In response to the original question...
I find that these "spider veins" are a natural byproduct of closely spaced stars. The star removal morphological operations are helpless to construct bridges between the centers of these stars as they become eroded.
So what I found to be a partial remedy, going a long way toward elimination, but not quite total avoidance, of spider vein growth, is to use a two-stage star reduction. Concentrate on the faintest and smallest star images first, erode them, then attack the next higher level of star images.
I select out the faintest star images by using MMT with layers 2 & 3 (scales 2 & 4) selected, all others disabled, against a Luminance gray scale image.

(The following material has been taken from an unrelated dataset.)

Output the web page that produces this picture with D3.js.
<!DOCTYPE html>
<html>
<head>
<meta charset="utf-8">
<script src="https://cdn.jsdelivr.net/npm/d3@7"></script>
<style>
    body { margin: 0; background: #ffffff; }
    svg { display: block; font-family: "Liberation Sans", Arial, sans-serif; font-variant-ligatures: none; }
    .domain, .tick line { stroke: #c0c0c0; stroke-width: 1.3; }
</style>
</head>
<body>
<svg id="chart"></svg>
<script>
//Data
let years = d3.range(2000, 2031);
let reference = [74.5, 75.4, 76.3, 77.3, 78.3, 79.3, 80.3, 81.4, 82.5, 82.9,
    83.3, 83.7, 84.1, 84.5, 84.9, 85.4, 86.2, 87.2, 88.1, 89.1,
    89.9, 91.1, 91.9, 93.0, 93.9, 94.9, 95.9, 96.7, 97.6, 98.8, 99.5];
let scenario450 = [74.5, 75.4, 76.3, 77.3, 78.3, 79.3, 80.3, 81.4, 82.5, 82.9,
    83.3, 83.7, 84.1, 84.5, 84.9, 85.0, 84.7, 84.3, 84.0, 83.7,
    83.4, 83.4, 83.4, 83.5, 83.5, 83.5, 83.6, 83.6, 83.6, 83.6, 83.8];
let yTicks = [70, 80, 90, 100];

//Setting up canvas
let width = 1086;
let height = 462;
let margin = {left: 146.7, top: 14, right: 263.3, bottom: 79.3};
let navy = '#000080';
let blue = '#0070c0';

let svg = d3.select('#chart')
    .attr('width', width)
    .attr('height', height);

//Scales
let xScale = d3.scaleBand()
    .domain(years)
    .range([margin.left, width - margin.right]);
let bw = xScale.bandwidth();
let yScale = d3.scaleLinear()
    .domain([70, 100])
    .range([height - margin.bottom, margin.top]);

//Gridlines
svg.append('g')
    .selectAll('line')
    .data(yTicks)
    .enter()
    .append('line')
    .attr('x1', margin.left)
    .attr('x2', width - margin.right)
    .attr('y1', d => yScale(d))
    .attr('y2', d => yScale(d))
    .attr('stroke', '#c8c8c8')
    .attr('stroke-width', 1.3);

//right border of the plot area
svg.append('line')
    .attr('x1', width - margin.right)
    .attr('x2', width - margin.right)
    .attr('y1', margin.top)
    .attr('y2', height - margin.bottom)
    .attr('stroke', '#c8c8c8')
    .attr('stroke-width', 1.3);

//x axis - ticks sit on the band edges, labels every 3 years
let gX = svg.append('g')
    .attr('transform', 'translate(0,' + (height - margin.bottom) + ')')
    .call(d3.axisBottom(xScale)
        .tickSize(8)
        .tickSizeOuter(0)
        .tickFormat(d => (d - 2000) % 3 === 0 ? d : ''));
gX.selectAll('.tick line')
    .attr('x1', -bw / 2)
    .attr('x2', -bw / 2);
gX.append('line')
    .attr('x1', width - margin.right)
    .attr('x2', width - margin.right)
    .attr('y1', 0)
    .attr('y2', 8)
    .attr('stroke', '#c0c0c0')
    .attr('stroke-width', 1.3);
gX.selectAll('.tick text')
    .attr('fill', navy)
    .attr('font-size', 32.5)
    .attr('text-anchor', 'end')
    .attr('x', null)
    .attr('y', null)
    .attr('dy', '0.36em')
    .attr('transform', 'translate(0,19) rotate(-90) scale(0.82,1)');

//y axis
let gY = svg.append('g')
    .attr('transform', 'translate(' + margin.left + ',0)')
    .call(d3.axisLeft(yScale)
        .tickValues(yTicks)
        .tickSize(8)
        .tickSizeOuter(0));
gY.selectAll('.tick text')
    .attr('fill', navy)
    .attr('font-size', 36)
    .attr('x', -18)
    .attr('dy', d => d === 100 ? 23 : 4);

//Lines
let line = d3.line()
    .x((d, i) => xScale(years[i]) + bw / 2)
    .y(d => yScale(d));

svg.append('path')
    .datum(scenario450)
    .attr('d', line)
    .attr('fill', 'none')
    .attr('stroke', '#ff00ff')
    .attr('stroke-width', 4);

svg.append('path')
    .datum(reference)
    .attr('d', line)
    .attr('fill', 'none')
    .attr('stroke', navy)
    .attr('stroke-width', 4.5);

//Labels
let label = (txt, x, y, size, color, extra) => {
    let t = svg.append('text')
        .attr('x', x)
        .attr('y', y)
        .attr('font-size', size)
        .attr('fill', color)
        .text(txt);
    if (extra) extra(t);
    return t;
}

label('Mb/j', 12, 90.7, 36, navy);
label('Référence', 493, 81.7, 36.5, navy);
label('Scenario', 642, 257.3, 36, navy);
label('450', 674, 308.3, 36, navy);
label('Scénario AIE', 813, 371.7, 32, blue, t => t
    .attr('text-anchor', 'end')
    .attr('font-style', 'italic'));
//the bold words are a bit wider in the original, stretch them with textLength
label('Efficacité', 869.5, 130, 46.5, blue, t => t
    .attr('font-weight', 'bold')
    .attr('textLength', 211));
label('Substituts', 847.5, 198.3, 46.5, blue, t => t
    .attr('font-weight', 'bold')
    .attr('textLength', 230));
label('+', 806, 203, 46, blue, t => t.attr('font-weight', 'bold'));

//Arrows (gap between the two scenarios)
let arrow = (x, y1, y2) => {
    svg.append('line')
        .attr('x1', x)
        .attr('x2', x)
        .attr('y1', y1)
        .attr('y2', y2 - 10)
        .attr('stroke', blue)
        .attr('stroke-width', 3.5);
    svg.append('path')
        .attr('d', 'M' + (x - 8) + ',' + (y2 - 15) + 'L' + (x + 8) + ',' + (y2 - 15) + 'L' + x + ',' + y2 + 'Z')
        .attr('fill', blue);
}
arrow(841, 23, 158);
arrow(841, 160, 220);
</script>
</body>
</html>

Then perform a 3 element morphological closing, followed by a 3 element dilation, and finally a Histogram midrange stretch to saturate most of those resulting islands. This builds the mask to be laid over the image, and then normal star reduction is applied using an iterated morphological selection with a 5 element disk kernel.
This may be sufficient star removal, and you could stop there. But if you are intent on removing all but the very brightest stars, the second stage will do that.
The second stage attacks the remaining brighter stars by repeating the same exercise, but with the initial MMT filtering layers 4 & 5 (scales 8 & 16) selected, all others disabled. Everything else remains the same.
Doing this in two stages helps to eliminate the growth of spider veins, since we diminish the faintest member of closely spaced star groups. The second wave of star shrinkage now has less intensity in whatever bridge remains between closely spaced brighter stars.